**PROMPT**
Give the material once more, word for word, without any images.

**SOURCE MATERIAL**
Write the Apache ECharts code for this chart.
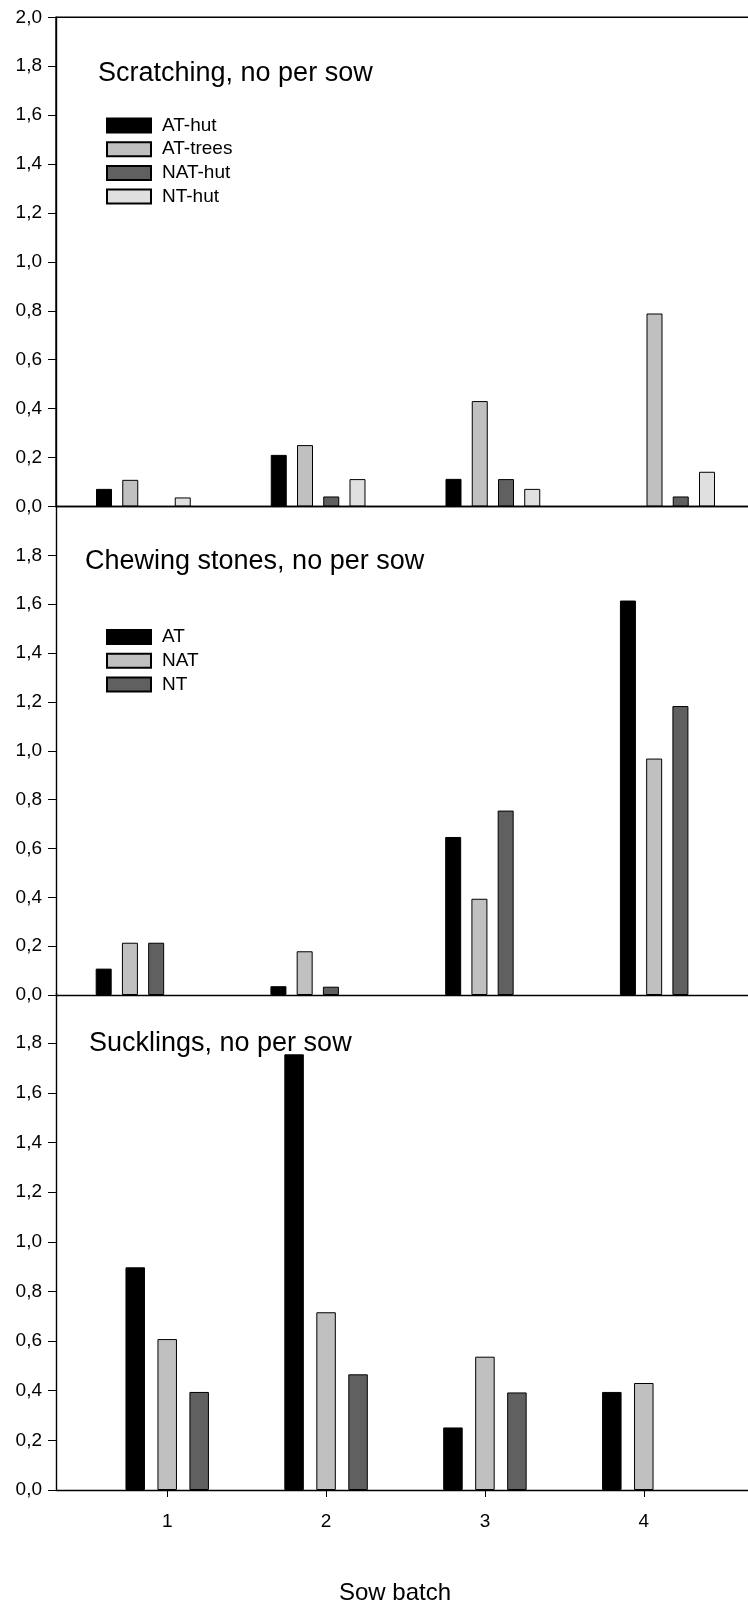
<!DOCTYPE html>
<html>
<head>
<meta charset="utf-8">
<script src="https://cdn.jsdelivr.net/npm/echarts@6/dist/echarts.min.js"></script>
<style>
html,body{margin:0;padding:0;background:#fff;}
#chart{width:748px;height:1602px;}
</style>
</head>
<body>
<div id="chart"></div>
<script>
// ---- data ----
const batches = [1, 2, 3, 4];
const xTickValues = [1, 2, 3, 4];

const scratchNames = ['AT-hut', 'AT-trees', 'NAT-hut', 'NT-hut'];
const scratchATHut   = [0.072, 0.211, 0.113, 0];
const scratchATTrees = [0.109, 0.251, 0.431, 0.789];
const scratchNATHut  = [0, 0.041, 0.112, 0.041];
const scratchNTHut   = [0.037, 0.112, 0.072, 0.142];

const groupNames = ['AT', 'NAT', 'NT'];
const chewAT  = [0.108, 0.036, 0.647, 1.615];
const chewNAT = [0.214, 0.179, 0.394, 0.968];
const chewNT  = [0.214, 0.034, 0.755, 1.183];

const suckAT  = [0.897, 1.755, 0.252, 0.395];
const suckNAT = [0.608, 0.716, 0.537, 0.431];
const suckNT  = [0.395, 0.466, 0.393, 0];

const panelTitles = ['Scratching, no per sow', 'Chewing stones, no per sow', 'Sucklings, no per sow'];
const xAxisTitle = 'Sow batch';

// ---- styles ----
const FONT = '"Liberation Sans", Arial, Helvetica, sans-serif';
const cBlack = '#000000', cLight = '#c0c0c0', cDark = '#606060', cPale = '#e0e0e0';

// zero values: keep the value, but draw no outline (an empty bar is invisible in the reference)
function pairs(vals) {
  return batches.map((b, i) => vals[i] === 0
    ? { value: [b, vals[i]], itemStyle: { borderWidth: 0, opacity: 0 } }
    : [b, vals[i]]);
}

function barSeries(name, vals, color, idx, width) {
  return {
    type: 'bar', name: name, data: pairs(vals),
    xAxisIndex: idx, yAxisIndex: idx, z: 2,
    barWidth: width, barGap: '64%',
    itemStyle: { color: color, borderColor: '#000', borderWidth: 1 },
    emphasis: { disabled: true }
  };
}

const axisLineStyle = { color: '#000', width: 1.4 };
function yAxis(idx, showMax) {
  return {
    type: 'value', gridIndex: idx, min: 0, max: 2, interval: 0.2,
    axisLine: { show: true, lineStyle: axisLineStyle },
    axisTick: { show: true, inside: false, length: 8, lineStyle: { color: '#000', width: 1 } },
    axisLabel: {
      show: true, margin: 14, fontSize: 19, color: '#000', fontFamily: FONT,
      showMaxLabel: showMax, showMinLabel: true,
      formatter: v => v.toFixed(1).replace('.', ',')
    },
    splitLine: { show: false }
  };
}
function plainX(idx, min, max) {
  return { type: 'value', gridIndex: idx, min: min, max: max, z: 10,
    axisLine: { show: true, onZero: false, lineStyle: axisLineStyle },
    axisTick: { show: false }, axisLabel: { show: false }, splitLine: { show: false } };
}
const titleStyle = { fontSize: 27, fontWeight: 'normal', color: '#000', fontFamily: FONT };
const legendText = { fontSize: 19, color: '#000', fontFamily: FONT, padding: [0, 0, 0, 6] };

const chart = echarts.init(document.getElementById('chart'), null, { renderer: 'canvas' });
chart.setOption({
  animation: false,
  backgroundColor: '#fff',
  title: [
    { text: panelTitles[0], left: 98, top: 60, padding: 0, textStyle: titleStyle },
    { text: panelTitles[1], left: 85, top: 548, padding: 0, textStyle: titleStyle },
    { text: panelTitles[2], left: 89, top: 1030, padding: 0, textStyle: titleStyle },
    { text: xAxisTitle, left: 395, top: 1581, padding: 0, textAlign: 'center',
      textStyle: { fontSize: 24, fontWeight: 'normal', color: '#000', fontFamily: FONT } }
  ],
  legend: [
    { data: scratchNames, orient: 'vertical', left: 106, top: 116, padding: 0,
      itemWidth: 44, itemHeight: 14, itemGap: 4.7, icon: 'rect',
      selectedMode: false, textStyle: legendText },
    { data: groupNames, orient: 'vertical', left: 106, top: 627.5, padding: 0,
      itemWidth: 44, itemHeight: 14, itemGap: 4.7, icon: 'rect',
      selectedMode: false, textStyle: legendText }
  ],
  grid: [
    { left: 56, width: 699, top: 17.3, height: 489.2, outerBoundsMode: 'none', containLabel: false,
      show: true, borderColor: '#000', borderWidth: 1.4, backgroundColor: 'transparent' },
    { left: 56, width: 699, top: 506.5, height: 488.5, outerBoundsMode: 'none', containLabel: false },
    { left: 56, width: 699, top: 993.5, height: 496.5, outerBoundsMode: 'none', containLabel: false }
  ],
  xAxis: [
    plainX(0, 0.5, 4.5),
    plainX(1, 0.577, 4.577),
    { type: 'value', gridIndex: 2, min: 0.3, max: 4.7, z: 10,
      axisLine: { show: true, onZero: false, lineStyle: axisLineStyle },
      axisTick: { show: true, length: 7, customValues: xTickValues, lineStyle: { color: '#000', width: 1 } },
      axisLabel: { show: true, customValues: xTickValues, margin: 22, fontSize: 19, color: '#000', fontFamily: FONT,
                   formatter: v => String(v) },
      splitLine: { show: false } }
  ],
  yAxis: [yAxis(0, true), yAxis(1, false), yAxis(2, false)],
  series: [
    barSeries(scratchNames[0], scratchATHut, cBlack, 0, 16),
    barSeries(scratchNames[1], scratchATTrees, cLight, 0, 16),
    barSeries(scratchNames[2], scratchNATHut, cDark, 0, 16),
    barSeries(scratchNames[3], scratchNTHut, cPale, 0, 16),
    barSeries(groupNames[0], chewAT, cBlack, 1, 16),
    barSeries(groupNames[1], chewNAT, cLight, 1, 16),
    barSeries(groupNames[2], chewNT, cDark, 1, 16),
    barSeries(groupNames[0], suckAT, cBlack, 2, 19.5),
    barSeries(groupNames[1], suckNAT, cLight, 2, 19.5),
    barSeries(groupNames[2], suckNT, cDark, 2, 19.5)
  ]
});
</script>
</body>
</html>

**ANSWER BELOW**
Write the Apache ECharts code for this chart.
<!DOCTYPE html>
<html>
<head>
<meta charset="utf-8">
<script src="https://cdn.jsdelivr.net/npm/echarts@6/dist/echarts.min.js"></script>
<style>
html,body{margin:0;padding:0;background:#fff;}
#chart{width:748px;height:1602px;}
</style>
</head>
<body>
<div id="chart"></div>
<script>
// ---- data ----
const batches = [1, 2, 3, 4];
const xTickValues = [1, 2, 3, 4];

const scratchNames = ['AT-hut', 'AT-trees', 'NAT-hut', 'NT-hut'];
const scratchATHut   = [0.072, 0.211, 0.113, 0];
const scratchATTrees = [0.109, 0.251, 0.431, 0.789];
const scratchNATHut  = [0, 0.041, 0.112, 0.041];
const scratchNTHut   = [0.037, 0.112, 0.072, 0.142];

const groupNames = ['AT', 'NAT', 'NT'];
const chewAT  = [0.108, 0.036, 0.647, 1.615];
const chewNAT = [0.214, 0.179, 0.394, 0.968];
const chewNT  = [0.214, 0.034, 0.755, 1.183];

const suckAT  = [0.897, 1.755, 0.252, 0.395];
const suckNAT = [0.608, 0.716, 0.537, 0.431];
const suckNT  = [0.395, 0.466, 0.393, 0];

const panelTitles = ['Scratching, no per sow', 'Chewing stones, no per sow', 'Sucklings, no per sow'];
const xAxisTitle = 'Sow batch';

// ---- styles ----
const FONT = '"Liberation Sans", Arial, Helvetica, sans-serif';
const cBlack = '#000000', cLight = '#c0c0c0', cDark = '#606060', cPale = '#e0e0e0';

// zero values: keep the value, but draw no outline (an empty bar is invisible in the reference)
function pairs(vals) {
  return batches.map((b, i) => vals[i] === 0
    ? { value: [b, vals[i]], itemStyle: { borderWidth: 0, opacity: 0 } }
    : [b, vals[i]]);
}

function barSeries(name, vals, color, idx, width) {
  return {
    type: 'bar', name: name, data: pairs(vals),
    xAxisIndex: idx, yAxisIndex: idx, z: 2,
    barWidth: width, barGap: '64%',
    itemStyle: { color: color, borderColor: '#000', borderWidth: 1 },
    emphasis: { disabled: true }
  };
}

const axisLineStyle = { color: '#000', width: 1.4 };
function yAxis(idx, showMax) {
  return {
    type: 'value', gridIndex: idx, min: 0, max: 2, interval: 0.2,
    axisLine: { show: true, lineStyle: axisLineStyle },
    axisTick: { show: true, inside: false, length: 8, lineStyle: { color: '#000', width: 1 } },
    axisLabel: {
      show: true, margin: 14, fontSize: 19, color: '#000', fontFamily: FONT,
      showMaxLabel: showMax, showMinLabel: true,
      formatter: v => v.toFixed(1).replace('.', ',')
    },
    splitLine: { show: false }
  };
}
function plainX(idx, min, max) {
  return { type: 'value', gridIndex: idx, min: min, max: max, z: 10,
    axisLine: { show: true, onZero: false, lineStyle: axisLineStyle },
    axisTick: { show: false }, axisLabel: { show: false }, splitLine: { show: false } };
}
const titleStyle = { fontSize: 27, fontWeight: 'normal', color: '#000', fontFamily: FONT };
const legendText = { fontSize: 19, color: '#000', fontFamily: FONT, padding: [0, 0, 0, 6] };

const chart = echarts.init(document.getElementById('chart'), null, { renderer: 'canvas' });
chart.setOption({
  animation: false,
  backgroundColor: '#fff',
  title: [
    { text: panelTitles[0], left: 98, top: 60, padding: 0, textStyle: titleStyle },
    { text: panelTitles[1], left: 85, top: 548, padding: 0, textStyle: titleStyle },
    { text: panelTitles[2], left: 89, top: 1030, padding: 0, textStyle: titleStyle },
    { text: xAxisTitle, left: 395, top: 1581, padding: 0, textAlign: 'center',
      textStyle: { fontSize: 24, fontWeight: 'normal', color: '#000', fontFamily: FONT } }
  ],
  legend: [
    { data: scratchNames, orient: 'vertical', left: 106, top: 116, padding: 0,
      itemWidth: 44, itemHeight: 14, itemGap: 4.7, icon: 'rect',
      selectedMode: false, textStyle: legendText },
    { data: groupNames, orient: 'vertical', left: 106, top: 627.5, padding: 0,
      itemWidth: 44, itemHeight: 14, itemGap: 4.7, icon: 'rect',
      selectedMode: false, textStyle: legendText }
  ],
  grid: [
    { left: 56, width: 699, top: 17.3, height: 489.2, outerBoundsMode: 'none', containLabel: false,
      show: true, borderColor: '#000', borderWidth: 1.4, backgroundColor: 'transparent' },
    { left: 56, width: 699, top: 506.5, height: 488.5, outerBoundsMode: 'none', containLabel: false },
    { left: 56, width: 699, top: 993.5, height: 496.5, outerBoundsMode: 'none', containLabel: false }
  ],
  xAxis: [
    plainX(0, 0.5, 4.5),
    plainX(1, 0.577, 4.577),
    { type: 'value', gridIndex: 2, min: 0.3, max: 4.7, z: 10,
      axisLine: { show: true, onZero: false, lineStyle: axisLineStyle },
      axisTick: { show: true, length: 7, customValues: xTickValues, lineStyle: { color: '#000', width: 1 } },
      axisLabel: { show: true, customValues: xTickValues, margin: 22, fontSize: 19, color: '#000', fontFamily: FONT,
                   formatter: v => String(v) },
      splitLine: { show: false } }
  ],
  yAxis: [yAxis(0, true), yAxis(1, false), yAxis(2, false)],
  series: [
    barSeries(scratchNames[0], scratchATHut, cBlack, 0, 16),
    barSeries(scratchNames[1], scratchATTrees, cLight, 0, 16),
    barSeries(scratchNames[2], scratchNATHut, cDark, 0, 16),
    barSeries(scratchNames[3], scratchNTHut, cPale, 0, 16),
    barSeries(groupNames[0], chewAT, cBlack, 1, 16),
    barSeries(groupNames[1], chewNAT, cLight, 1, 16),
    barSeries(groupNames[2], chewNT, cDark, 1, 16),
    barSeries(groupNames[0], suckAT, cBlack, 2, 19.5),
    barSeries(groupNames[1], suckNAT, cLight, 2, 19.5),
    barSeries(groupNames[2], suckNT, cDark, 2, 19.5)
  ]
});
</script>
</body>
</html>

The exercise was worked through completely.